A well-crafted proposal is a beautiful thing. A compelling presentation combined with persuasive value language and stellar strategic thinking will always win the day over plodding, hackneyed lists of services and costs.

Even better is the proposal that is accepted before it is written.

Here are five ground laying steps that can improve the win percentage of your proposals.

1. Submit the proposal only when it is ready to be accepted.

A proposal is not a pitch document; it is the closing stage of your sales process.

I never use it as part of a fishing expedition. There are better options to divine a prospects’ needs – not the least of which is asking them about their needs.

Any good sales trainer will tell you that if someone requests a proposal casually or at a suspiciously early stage of the contact process, they aren’t serious. They also may have other reasons for asking for it beyond doing business with you. At best it’s a waste of time. At worse, it will give your competitors information that they can use to beat your proposal.

This is a perfect example of a situation in which the famous Sandler Sales System “upfront contract” strategy should be used (get an agreement that if the proposal is submitted with the parameters you are discussing, it will be accepted).

Action Step: Meet with the prospect to do more qualifying. Once you have a sense of their need, you can test the waters with an informal idea session to get an agreement that your approach will work.

2. Ensure you have the leadership’s support.

In a perfect world, I would only submit a proposal to a CEO. That’s not real life. To have any chance of success, however, the program you propose must resonate with the leadership’s agenda and current initiatives. If you can get a meeting with the boss to ensure that, by all means, do it. You can use it to get buy-in (or to identify the changes needed to achieve buy-in).

If you can’t get that meeting, you should pursue as far up the management chain as you can go. The right senior champion can be as valuable as the CEO. Conversely, if you can’t get a decision maker on board, then give serious consideration whether it is worth the effort to pursue the proposal stage.

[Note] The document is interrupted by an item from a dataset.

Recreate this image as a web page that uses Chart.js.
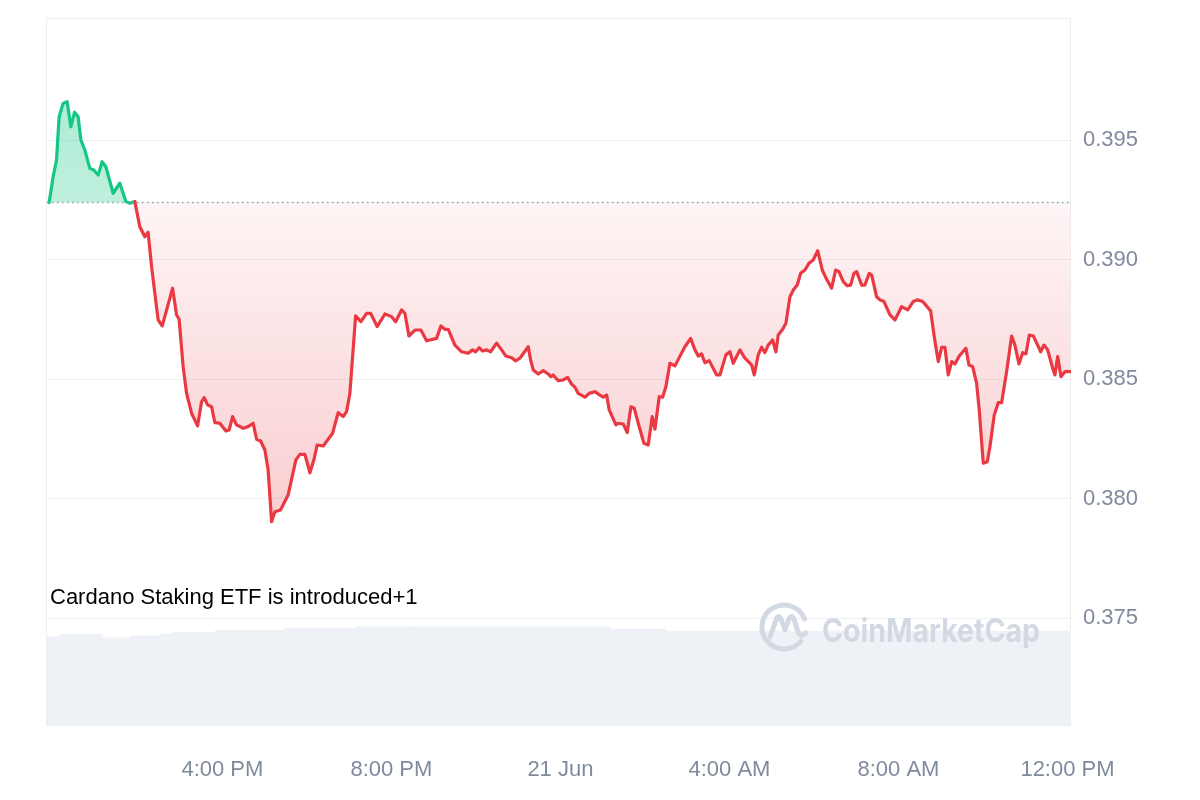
<!DOCTYPE html>
<html>
<head>
<meta charset="utf-8">
<script src="https://cdn.jsdelivr.net/npm/chart.js@4.4.1/dist/chart.umd.min.js"></script>
<style>
html,body{margin:0;padding:0;background:#fff;}
#wrap{position:relative;width:1200px;height:800px;overflow:hidden;}
canvas{display:block;}
#wm{position:absolute;left:0;top:0;pointer-events:none;}
#note{position:absolute;left:50px;top:584px;font-family:"Liberation Sans",Arial,sans-serif;font-size:22px;color:#000;white-space:nowrap;}
</style>
</head>
<body>
<div id="wrap">
<canvas id="c" width="1200" height="800"></canvas>
<svg id="wm" width="1200" height="800" xmlns="http://www.w3.org/2000/svg">
  <g fill="none" stroke="#d3d9e3" stroke-width="5" stroke-linecap="round" stroke-linejoin="round">
    <path d="M 801 641 A 22 22 0 1 1 804.5 619"/>
    <path d="M 770 637 L 776.5 619 Q 778.5 614 781 619 L 785 630 L 789 619 Q 791.5 614 794 619 L 798 632 Q 801 638 806 633"/>
  </g>
  <text x="822" y="642" font-family="Inter, 'Open Sans', sans-serif" font-weight="700" font-size="32" fill="#d3d9e3" textLength="218" lengthAdjust="spacingAndGlyphs">CoinMarketCap</text>
</svg>
<div id="note">Cardano Staking ETF is introduced+1</div>
</div>
<script>
// ---- data (minutes after 12:00 PM, 20 Jun) ----
const TIMES = [-6,-0.3,4.5,8.2,13.9,19.6,24.9,30.1,35.2,39.1,44.7,51.8,57.5,63.6,69.3,74.6,84.9,94.4,103.0,108.6,
115.7,122.8,129.9,134.6,139.5,148.8,154.5,162.2,169.3,175.0,178.6,184.3,189.2,196.3,204.8,210.5,214.2,219.0,224.7,229.3,
236.4,245.0,249.7,254.5,260.2,269.5,276.6,283.7,288.6,294.3,300.4,305.0,309.9,314.6,322.6,333.4,344.4,350.1,357.2,364.3,
370.0,374.6,383.2,396.5,404.4,411.6,416.4,421.1,429.2,436.7,444.8,450.5,459.8,470.8,480.3,486.0,494.5,499.2,504.9,513.4,
521.9,530.0,544.2,550.3,556.0,560.7,570.2,579.7,589.1,595.3,599.6,604.7,609.5,615.2,620.9,629.4,636.5,642.6,650.7,656.4,
662.5,674.3,677.7,681.4,688.5,695.6,702.7,706.5,709.8,716.9,724.0,730.2,735.9,740.6,745.3,754.8,760.9,769.0,776.1,780.8,
785.6,789.3,798.8,802.1,809.2,814.9,820.1,824.8,830.5,838.6,844.7,850.4,854.2,860.3,865.1,869.8,875.5,882.6,890.7,896.8,
904.9,911.0,915.7,920.5,925.2,931.3,941.8,946.5,955.0,960.7,965.4,974.9,982.0,991.5,995.2,1000.9,1005.7,1010.4,1015.1,1021.3,
1026.0,1029.3,1035.6,1040.2,1045.9,1050.6,1056.3,1061.1,1067.2,1072.9,1079.0,1085.3,1091.8,1098.0,1105.1,1110.8,1115.5,1121.6,1127.3,1132.1,
1136.8,1140.6,1147.8,1152.4,1158.5,1162.0,1169.0,1173.7,1179.4,1187.9,1195.0,1204.6,1213.1,1221.0,1226.7,1234.4,1245.7,1250.8,1256.5,1261.4,
1266.0,1270.7,1275.6,1280.2,1286.3,1295.8,1300.1,1305.4,1311.0,1314.7,1320.4,1326.1,1329.9,1336.0,1341.7,1346.5,1353.6,1360.7,1365.4,1371.1,
1376.4,1381.0,1385.8,1391.5,1396.3,1401.9,1406.6,1411.9,1419.0,1422.2,1426.1,1430.8,1436.5,1441.1,1444.3];

const PRICES = [0.39239,0.39347,0.39417,0.39598,0.39654,0.39661,0.39556,0.39617,0.39598,0.39501,0.39459,0.39382,0.39375,0.39354,0.39410,0.39389,0.39278,0.39320,0.39243,0.39236,
0.39243,0.39138,0.39096,0.39115,0.38971,0.38748,0.38723,0.38804,0.38881,0.38769,0.38751,0.38553,0.38441,0.38358,0.38305,0.38406,0.38423,0.38393,0.38385,0.38319,
0.38316,0.38284,0.38288,0.38344,0.38309,0.38295,0.38302,0.38316,0.38249,0.38242,0.38204,0.38121,0.37904,0.37946,0.37953,0.38016,0.38163,0.38186,0.38186,0.38109,
0.38163,0.38225,0.38221,0.38274,0.38360,0.38344,0.38365,0.38441,0.38765,0.38741,0.38776,0.38776,0.38720,0.38773,0.38762,0.38741,0.38790,0.38776,0.38681,0.38706,
0.38706,0.38661,0.38671,0.38723,0.38709,0.38709,0.38643,0.38615,0.38609,0.38623,0.38615,0.38632,0.38618,0.38623,0.38615,0.38651,0.38623,0.38597,0.38590,0.38577,
0.38588,0.38636,0.38581,0.38539,0.38522,0.38536,0.38522,0.38511,0.38518,0.38494,0.38497,0.38508,0.38480,0.38467,0.38441,0.38425,0.38441,0.38448,0.38434,0.38425,
0.38434,0.38372,0.38309,0.38316,0.38313,0.38277,0.38385,0.38379,0.38316,0.38232,0.38225,0.38344,0.38291,0.38427,0.38425,0.38469,0.38567,0.38556,0.38602,0.38636,
0.38671,0.38623,0.38597,0.38606,0.38569,0.38578,0.38518,0.38518,0.38602,0.38615,0.38567,0.38623,0.38588,0.38560,0.38518,0.38602,0.38634,0.38611,0.38643,0.38664,
0.38615,0.38685,0.38709,0.38734,0.38845,0.38873,0.38894,0.38943,0.38957,0.38985,0.38999,0.39038,0.38957,0.38918,0.38881,0.38957,0.38950,0.38908,0.38891,0.38894,
0.38943,0.38950,0.38894,0.38894,0.38943,0.38936,0.38845,0.38832,0.38825,0.38769,0.38748,0.38804,0.38790,0.38825,0.38832,0.38825,0.38786,0.38678,0.38574,0.38634,
0.38634,0.38518,0.38574,0.38564,0.38597,0.38630,0.38560,0.38553,0.38483,0.38372,0.38149,0.38155,0.38218,0.38351,0.38402,0.38402,0.38532,0.38681,0.38643,0.38564,
0.38611,0.38606,0.38685,0.38681,0.38651,0.38615,0.38643,0.38623,0.38546,0.38518,0.38595,0.38511,0.38532,0.38532,0.38532];

const BASE_PRICE = 0.39239;   // opening price (dotted reference line)

// volume (millions USD), one bar per 20 minutes
const VOL_TIMES = [0,20,40,60,80,100,120,140,160,180,200,220,240,260,280,300,320,340,360,380,
400,420,440,460,480,500,520,540,560,580,600,620,640,660,680,700,720,740,760,780,
800,820,840,860,880,900,920,940,960,980,1000,1020,1040,1060,1080,1100,1120,1140,1160,1180,
1200,1220,1240,1260,1280,1300,1320,1340,1360,1380,1400,1420,1440];
const VOLUMES = [618,635,635,635,611,611,625,625,637,649,649,649,665,665,665,665,665,677,677,677,
677,677,688,688,688,688,688,688,688,688,688,688,688,688,688,688,688,688,688,688,
672,672,672,672,658,658,658,658,658,658,658,658,658,658,658,658,658,658,658,658,
658,658,658,658,658,658,658,658,658,658,658,658,658];

const Y_TICKS = [0.375,0.380,0.385,0.390,0.395];
const X_TICKS = [240,480,720,960,1200,1440];
const X_TICK_LABELS = ['4:00 PM','8:00 PM','21 Jun','4:00 AM','8:00 AM','12:00 PM'];

const X_MIN = -9, X_MAX = 1445;
const Y_MIN = 0.37054, Y_MAX = 0.40011;
const VOL_AXIS_MAX = 4950;

const GREEN = '#16c784';
const RED = '#ea3943';
const GRID = '#eef0f3';
const LABEL = '#808a9d';
const FONT = '"Liberation Sans", Arial, sans-serif';

const priceData = TIMES.map((t, i) => ({x: t, y: PRICES[i]}));
const volData = VOL_TIMES.map((t, i) => ({x: t, y: VOLUMES[i]}));
const baseData = [{x: X_MIN, y: BASE_PRICE}, {x: X_MAX, y: BASE_PRICE}];
const PMAX = Math.max(...PRICES), PMIN = Math.min(...PRICES);

function fillGradient(c) {
  const chart = c.chart;
  const area = chart.chartArea;
  const ys = chart.scales && chart.scales.y;
  if (!area || !ys) return 'rgba(234,57,67,0.1)';
  const yTop = ys.getPixelForValue(PMAX);
  const yBase = ys.getPixelForValue(BASE_PRICE);
  const yLow = ys.getPixelForValue(PMIN);
  const g = chart.ctx.createLinearGradient(0, yTop, 0, yLow);
  const f = Math.min(1, Math.max(0, (yBase - yTop) / (yLow - yTop)));
  g.addColorStop(0, 'rgba(22,199,132,0.34)');
  g.addColorStop(f, 'rgba(22,199,132,0.28)');
  g.addColorStop(f, 'rgba(234,57,67,0.05)');
  g.addColorStop(1, 'rgba(234,57,67,0.25)');
  return g;
}

const frame = {
  id: 'frame',
  beforeDatasetsDraw(chart) {
    const a = chart.chartArea, ctx = chart.ctx;
    ctx.save();
    ctx.strokeStyle = '#eceef2';
    ctx.lineWidth = 1;
    ctx.strokeRect(a.left - 0.5, a.top + 0.5, a.right - a.left, a.bottom - a.top);
    ctx.restore();
  }
};

new Chart(document.getElementById('c'), {
  data: {
    datasets: [
      {
        type: 'line',
        data: baseData,
        borderColor: '#939cae',
        borderWidth: 1.5,
        borderDash: [1.5, 3.5],
        pointRadius: 0,
        fill: false,
        yAxisID: 'y',
        order: 0
      },
      {
        type: 'line',
        data: priceData,
        borderColor: RED,
        borderWidth: 3.2,
        borderJoinStyle: 'round',
        borderCapStyle: 'round',
        tension: 0,
        pointRadius: 0,
        backgroundColor: fillGradient,
        fill: {target: {value: BASE_PRICE}},
        segment: {
          borderColor: c => ((c.p0.parsed.y + c.p1.parsed.y) / 2 >= BASE_PRICE ? GREEN : RED)
        },
        yAxisID: 'y',
        order: 1
      },
      {
        type: 'bar',
        data: volData,
        backgroundColor: '#eef1f5',
        borderWidth: 0,
        barPercentage: 1,
        categoryPercentage: 1,
        yAxisID: 'yv',
        order: 3
      }
    ]
  },
  options: {
    responsive: false,
    animation: false,
    devicePixelRatio: 1,
    layout: {padding: {left: 47, top: 18, right: 0, bottom: 0}},
    plugins: {legend: {display: false}, tooltip: {enabled: false}},
    scales: {
      x: {
        type: 'linear',
        min: X_MIN,
        max: X_MAX,
        offset: false,
        grid: {display: false, drawTicks: false, offset: false},
        border: {display: false},
        afterBuildTicks: s => { s.ticks = X_TICKS.map(v => ({value: v})); },
        afterFit: s => { s.height = 75; s.paddingLeft = 0; s.paddingRight = 0; },
        ticks: {
          callback: (v, i) => X_TICK_LABELS[i],
          color: LABEL,
          font: {family: FONT, size: 22},
          padding: 32,
          maxRotation: 0,
          autoSkip: false
        }
      },
      y: {
        type: 'linear',
        position: 'right',
        min: Y_MIN,
        max: Y_MAX,
        grid: {color: GRID, drawTicks: false},
        border: {display: false},
        afterBuildTicks: s => { s.ticks = Y_TICKS.map(v => ({value: v})); },
        afterFit: s => { s.width = 129; s.paddingTop = 0; s.paddingBottom = 0; },
        ticks: {
          callback: v => v.toFixed(3),
          color: LABEL,
          font: {family: FONT, size: 22},
          padding: 12
        }
      },
      yv: {
        type: 'linear',
        display: false,
        min: 0,
        max: VOL_AXIS_MAX
      }
    }
  },
  plugins: [frame]
});
</script>
</body>
</html>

Action Step: Start pursuing up the food chain by conducting informational interviews to either get the boss on board or identify additional champions.

3. Identify all the stakeholders and attempt to meet their needs.

Champions are great. Not having someone behind your back with a knife is also nice.

I have had proposals killed because they were ambushed by “not invented here” syndrome. In a disappointing instance, one died because another department felt it stepped on their toes.

My bad. I forgot that the agenda you don’t know will hurt you. You may not be able to recruit everyone in support of your program, but you can remove threats to it by reaching out to them and creating a structure to involve other possible stakeholders.

Action Step: Make certain you understand who else may have a stake in this program and get them on board to the greatest extent possible.

4. Know what has been tried before and why it worked, or why it failed.

If you have done your due diligence discussed in steps 2 and 3, somewhere along the way you likely have discovered what your prospect has tried previously.

Or not. You can’t assume previous efforts don’t exist just because no one told you about them.

Ask directly.

It doesn’t matter whether they were bad or good. If they were duds, you can use them to answer the objection you know is coming before it is asked: What makes your plan different? If they were successful, you can use them to explain how your program will stand on the shoulders of giants. (That previous effort was somebody’s baby – make nice.)

Action Step: Make sure you know the history of the solutions tried and position your proposal as a positive addition.

5. Identify what kind of consultant/vendor/partner your prospect prefers.

Not all failed proposals do so on the strength of solutions and costs. People do business with those they like and trust. It will tell you a great deal about how to close the sale by understanding the types of partners they have chosen previously.

At the very least, you can turn negatives into positives in your proposal. (E.G., If you are smaller than normal, you can use the big fish/small pond tactic.)

Action Step: Ask the people you interview at the prospect firm to tell you who their favorite and most successful vendor is and why.

In the real world, we rarely get the perfect conditions for a proposal, but we do not have to be at the mercy of the winds of chance. Follow these simple steps and you can dramatically increase your win percentage.